Chevron CIO: Creating Game-Changing IT
Louie Ehrlich, CIO and president of Chevron Information Technology Company, has led a three-year transformation effort that has yielded the better part of a billion dollars in payback for Chevron. I talked to Ehrlich about how IT is fueling the execution of business strategy.
Focus On Game Changers
Chevron IT focused on “accelerating insights, automating operations and connecting people,” said Ehrlich. But so did Chevron’s competitors. By becoming experts at choosing investments that will be “the biggest game changers” for the company Chevron IT can help to differentiate Chevron’s performance.

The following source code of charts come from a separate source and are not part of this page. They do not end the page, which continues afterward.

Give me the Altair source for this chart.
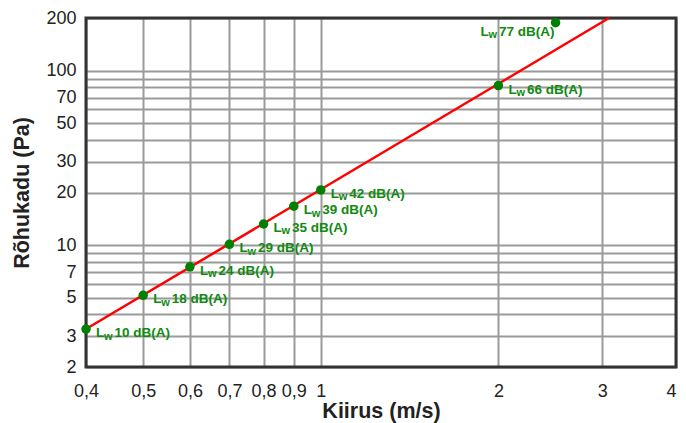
import altair as alt
import pandas as pd

# ---- data ----
speed = [0.4, 0.5, 0.6, 0.7, 0.8, 0.9, 1.0, 2.0, 2.5]
pressure = [3.3, 5.15, 7.5, 10.1, 13.2, 16.7, 20.7, 82, 188]
levels = ["10", "18", "24", "29", "35", "39", "42", "66", "77"]

line_speed = [0.4, 3.08]
line_pressure = [3.3, 200]

x_ticks = [0.4, 0.5, 0.6, 0.7, 0.8, 0.9, 1, 2, 3, 4]
y_grid = [2, 3, 4, 5, 6, 7, 8, 9, 10, 20, 30, 40, 50, 60, 70, 80, 90, 100, 200]
y_labels = [2, 3, 5, 7, 10, 20, 30, 50, 70, 100, 200]

W, H = 590, 349
FONT = "Liberation Sans"
GREEN_PT = "#008000"
GREEN_TX = "#108a10"
GRID = "#9a9a9a"

pts = pd.DataFrame({"v": speed, "p": pressure, "lev": levels,
                    "rest": [f"{l} dB(A)" for l in levels]})
ln = pd.DataFrame({"v": line_speed, "p": line_pressure})

xs = alt.Scale(type="log", domain=[0.4, 4], nice=False)
ys = alt.Scale(type="log", domain=[2, 200], nice=False)

ylab_arr = "[" + ",".join(str(v) for v in y_labels) + "]"

x_axis = alt.Axis(
    values=x_ticks, grid=True, gridColor=GRID, gridWidth=2, gridOpacity=1,
    ticks=False, domain=False,
    labelExpr="replace(toString(datum.value), '.', ',')",
    labelAlign={"condition": {"test": "datum.value >= 4", "value": "right"}, "value": "center"},
    labelFont=FONT, labelFontSize=18, labelColor="#222",
    labelPadding=15, labelOverlap=False, labelFlush=False, labelBound=False,
    title="Kiirus (m/s)", titleFont=FONT, titleFontSize=21.5,
    titleFontWeight="bold", titleColor="#222",
    titleX=W / 2, titleY=50, titleAlign="center", titleBaseline="alphabetic",
)
y_axis = alt.Axis(
    values=y_grid, grid=True, gridColor=GRID, gridWidth=2, gridOpacity=1,
    ticks=False, domain=False,
    labelExpr=f"indexof({ylab_arr}, datum.value) >= 0 ? toString(datum.value) : ''",
    labelFont=FONT, labelFontSize=18, labelColor="#222",
    labelPadding=10, labelOverlap=False, labelFlush=False, labelBound=False,
    title="Rõhukadu (Pa)", titleFont=FONT, titleFontSize=21.5,
    titleFontWeight="bold", titleColor="#222",
    titleX=-58, titleY=H / 2, titleAlign="center", titleBaseline="alphabetic",
    titleAngle=270,
)

base = alt.Chart(pts)

grid_layer = alt.Chart(ln).mark_point(opacity=0).encode(
    x=alt.X("v:Q", scale=xs, axis=x_axis),
    y=alt.Y("p:Q", scale=ys, axis=y_axis),
)

frame = alt.Chart(pd.DataFrame({"a": [0]})).mark_rect(
    filled=False, stroke="#333", strokeWidth=3
).encode(x=alt.value(0), x2=alt.value(W), y=alt.value(0), y2=alt.value(H))

line = alt.Chart(ln).mark_line(color="#ff0000", strokeWidth=2.5).encode(
    x=alt.X("v:Q", scale=xs, axis=x_axis), y=alt.Y("p:Q", scale=ys, axis=y_axis)
)

points = base.mark_circle(size=90, color=GREEN_PT, opacity=1).encode(
    x=alt.X("v:Q", scale=xs, axis=x_axis), y=alt.Y("p:Q", scale=ys, axis=y_axis)
)


def labels(src, dx0, dy0):
    enc = dict(x=alt.X("v:Q", scale=xs, axis=x_axis), y=alt.Y("p:Q", scale=ys, axis=y_axis))
    common = dict(font=FONT, fontWeight="bold", color=GREEN_TX,
                  align="left", baseline="alphabetic")
    l1 = src.mark_text(text="L", fontSize=13.5, dx=dx0, dy=dy0 + 4, **common).encode(**enc)
    l2 = src.mark_text(text="w", fontSize=11, dx=dx0 + 8, dy=dy0 + 6.5, **common).encode(**enc)
    l3 = src.mark_text(fontSize=13.5, dx=dx0 + 18.5, dy=dy0 + 4, **common).encode(
        text="rest:N", **enc)
    return [l1, l2, l3]


main_src = base.transform_filter("datum.v < 2.4")
top_src = base.transform_filter("datum.v >= 2.4")

layers = [grid_layer, frame, line, points] + labels(main_src, 10, 4) + labels(top_src, -75, 9)

chart = alt.layer(*layers).properties(
    width=W, height=H,
    autosize=alt.AutoSizeParams(type="none"),
    padding={"left": 78, "top": 10, "right": 2, "bottom": 56},
    background="white",
).configure_view(stroke=None).configure_axis(
    grid=True, gridColor=GRID, gridWidth=2, gridOpacity=1
)

chart.save("out.html", embed_options={"renderer": "svg", "actions": False})
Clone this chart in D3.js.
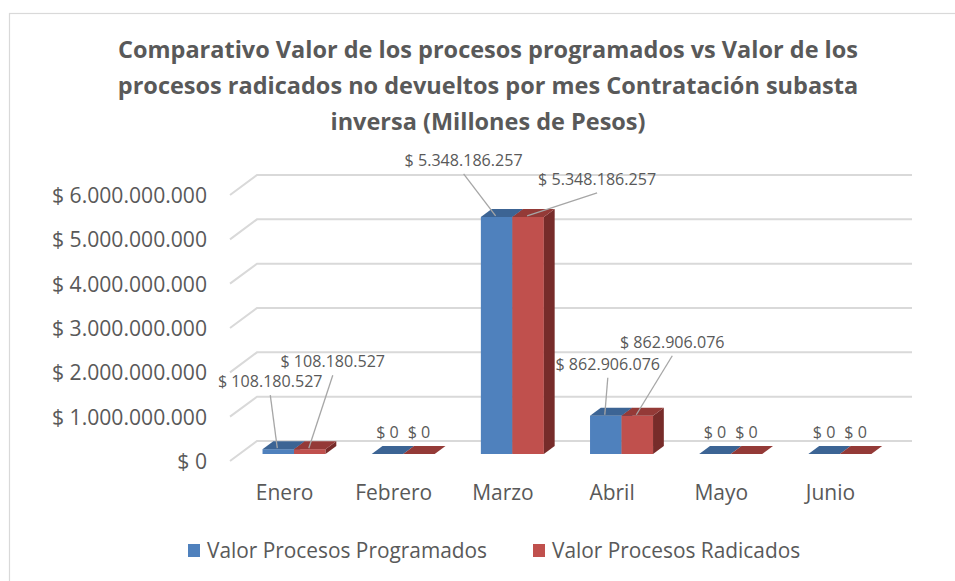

The idea, Ehrlich said, is to create an IT environment that’s agile, so it can respond more quickly than competitors to business needs for new functionality or take better advantage of data. “With information technology being pervasive throughout the operations of the business, it’s really important that you plan, control and operate extremely well,” Ehrlich said. “Part of that is having a great partnership with the business in making that happen.”
Choose Vendors Who Embrace Your Business Strategy
“We’re not successful if we’re trying to find a place for a solution that’s being offered to us out of the context of the strategy we’re trying to achieve,” Ehrlich said. Vendors that want a fruitful partnership need to develop deep knowledge about the company and the direction it’s heading. “Companies that do that,” he said, “do really well inside of Chevron.”
Instill An Enterprise View Of IT
Chevron has an IT governance board, which Ehrlich chairs, that decides strategic direction, defines constraints and sets priorities. But in a global company like Chevron, local IT leaders and line of business or functional managers make decisions every day about which projects to work on and how they’ll get done. “In a company like ours, which is very federated, very distributed, you’ve got to figure out a way to help people make informed decisions, so that all the work you’ve done to simplify the environment and pick the right investments actually lives on,” Ehrlich said.
Chevron’s answer is “IT Concurrence,” a process that requires the business sponsor of a project to review a checklist of investment decision criteria with an IT decision maker. “What it’s done is bring enterprise perspective into local decisions,” Ehrlich said. “We have someone to help in the form of an IT leader to bring that broader perspective and then we make joint decisions with the business. It sounds really simple, but it’s been really powerful.